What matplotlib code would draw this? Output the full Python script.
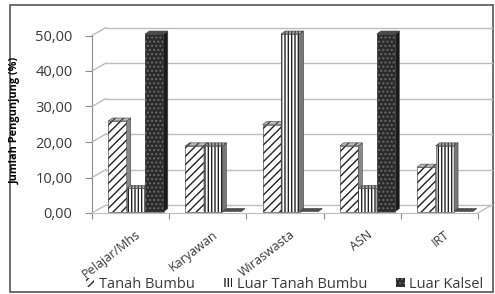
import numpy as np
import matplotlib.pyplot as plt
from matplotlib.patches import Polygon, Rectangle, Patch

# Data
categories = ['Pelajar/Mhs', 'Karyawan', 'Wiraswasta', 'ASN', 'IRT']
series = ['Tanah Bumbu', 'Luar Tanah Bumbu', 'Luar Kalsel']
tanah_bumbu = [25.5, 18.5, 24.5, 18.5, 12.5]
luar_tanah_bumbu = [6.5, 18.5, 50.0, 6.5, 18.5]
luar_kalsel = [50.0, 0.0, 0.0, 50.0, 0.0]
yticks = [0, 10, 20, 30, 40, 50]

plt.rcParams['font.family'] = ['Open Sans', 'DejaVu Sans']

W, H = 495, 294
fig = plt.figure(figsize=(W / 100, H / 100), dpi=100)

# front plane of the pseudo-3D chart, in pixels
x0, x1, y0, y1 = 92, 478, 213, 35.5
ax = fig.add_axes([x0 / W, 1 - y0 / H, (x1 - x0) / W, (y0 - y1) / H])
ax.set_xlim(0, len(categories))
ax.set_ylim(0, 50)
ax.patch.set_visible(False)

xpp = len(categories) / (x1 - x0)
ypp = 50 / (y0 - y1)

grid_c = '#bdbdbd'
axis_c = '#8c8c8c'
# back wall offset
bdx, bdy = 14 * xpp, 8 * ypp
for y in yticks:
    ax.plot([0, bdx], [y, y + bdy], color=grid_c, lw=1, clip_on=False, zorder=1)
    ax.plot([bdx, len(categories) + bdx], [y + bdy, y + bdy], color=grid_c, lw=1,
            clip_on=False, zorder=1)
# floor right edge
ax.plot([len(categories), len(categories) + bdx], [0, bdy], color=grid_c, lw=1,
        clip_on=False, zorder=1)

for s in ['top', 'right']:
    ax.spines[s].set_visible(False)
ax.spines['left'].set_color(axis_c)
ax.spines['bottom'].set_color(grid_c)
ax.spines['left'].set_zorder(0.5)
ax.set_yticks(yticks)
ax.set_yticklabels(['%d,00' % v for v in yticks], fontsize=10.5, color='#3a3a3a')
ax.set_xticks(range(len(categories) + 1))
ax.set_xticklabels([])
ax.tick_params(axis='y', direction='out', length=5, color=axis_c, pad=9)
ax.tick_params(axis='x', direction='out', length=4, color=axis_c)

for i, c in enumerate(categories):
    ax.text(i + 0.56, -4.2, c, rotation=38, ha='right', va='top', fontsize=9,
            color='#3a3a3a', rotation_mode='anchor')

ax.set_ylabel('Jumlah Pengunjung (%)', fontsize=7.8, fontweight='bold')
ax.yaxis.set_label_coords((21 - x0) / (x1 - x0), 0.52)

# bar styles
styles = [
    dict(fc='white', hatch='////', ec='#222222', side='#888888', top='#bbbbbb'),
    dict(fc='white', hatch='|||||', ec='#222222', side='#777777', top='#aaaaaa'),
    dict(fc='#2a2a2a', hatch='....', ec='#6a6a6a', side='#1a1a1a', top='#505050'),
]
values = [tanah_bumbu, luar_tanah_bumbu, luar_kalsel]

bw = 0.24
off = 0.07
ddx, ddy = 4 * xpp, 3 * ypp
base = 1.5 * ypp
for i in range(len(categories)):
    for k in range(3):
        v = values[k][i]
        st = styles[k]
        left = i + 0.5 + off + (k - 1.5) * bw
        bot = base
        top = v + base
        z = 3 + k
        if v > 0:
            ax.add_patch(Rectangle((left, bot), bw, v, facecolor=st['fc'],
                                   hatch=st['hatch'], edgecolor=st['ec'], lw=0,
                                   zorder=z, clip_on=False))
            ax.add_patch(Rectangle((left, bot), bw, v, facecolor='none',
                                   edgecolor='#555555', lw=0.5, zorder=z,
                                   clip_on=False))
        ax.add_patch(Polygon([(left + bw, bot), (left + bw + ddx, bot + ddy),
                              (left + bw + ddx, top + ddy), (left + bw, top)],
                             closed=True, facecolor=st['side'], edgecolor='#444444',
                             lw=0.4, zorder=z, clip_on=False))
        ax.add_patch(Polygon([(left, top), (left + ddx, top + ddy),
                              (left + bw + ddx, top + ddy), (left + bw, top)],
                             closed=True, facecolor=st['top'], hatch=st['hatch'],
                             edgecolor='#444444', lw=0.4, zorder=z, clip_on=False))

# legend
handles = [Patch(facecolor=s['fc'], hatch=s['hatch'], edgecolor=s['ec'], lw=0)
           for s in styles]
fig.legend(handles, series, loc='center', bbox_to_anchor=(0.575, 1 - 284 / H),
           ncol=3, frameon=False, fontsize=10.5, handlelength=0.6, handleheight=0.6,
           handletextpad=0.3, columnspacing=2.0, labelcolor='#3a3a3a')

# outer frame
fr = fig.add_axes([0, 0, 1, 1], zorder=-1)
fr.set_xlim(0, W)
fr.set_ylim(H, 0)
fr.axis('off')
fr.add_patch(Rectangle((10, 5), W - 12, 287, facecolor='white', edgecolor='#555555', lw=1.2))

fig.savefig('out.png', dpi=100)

━━━━━━━━

The problem: Return, unchanged, the lines from the first line of the material through the line that holds "fig = plt.figure(figsize=(W", inclusive, omitting pictures.

Solution:
What matplotlib code would draw this? Output the full Python script.
import numpy as np
import matplotlib.pyplot as plt
from matplotlib.patches import Polygon, Rectangle, Patch

# Data
categories = ['Pelajar/Mhs', 'Karyawan', 'Wiraswasta', 'ASN', 'IRT']
series = ['Tanah Bumbu', 'Luar Tanah Bumbu', 'Luar Kalsel']
tanah_bumbu = [25.5, 18.5, 24.5, 18.5, 12.5]
luar_tanah_bumbu = [6.5, 18.5, 50.0, 6.5, 18.5]
luar_kalsel = [50.0, 0.0, 0.0, 50.0, 0.0]
yticks = [0, 10, 20, 30, 40, 50]

plt.rcParams['font.family'] = ['Open Sans', 'DejaVu Sans']

W, H = 495, 294
fig = plt.figure(figsize=(W / 100, H / 100), dpi=100)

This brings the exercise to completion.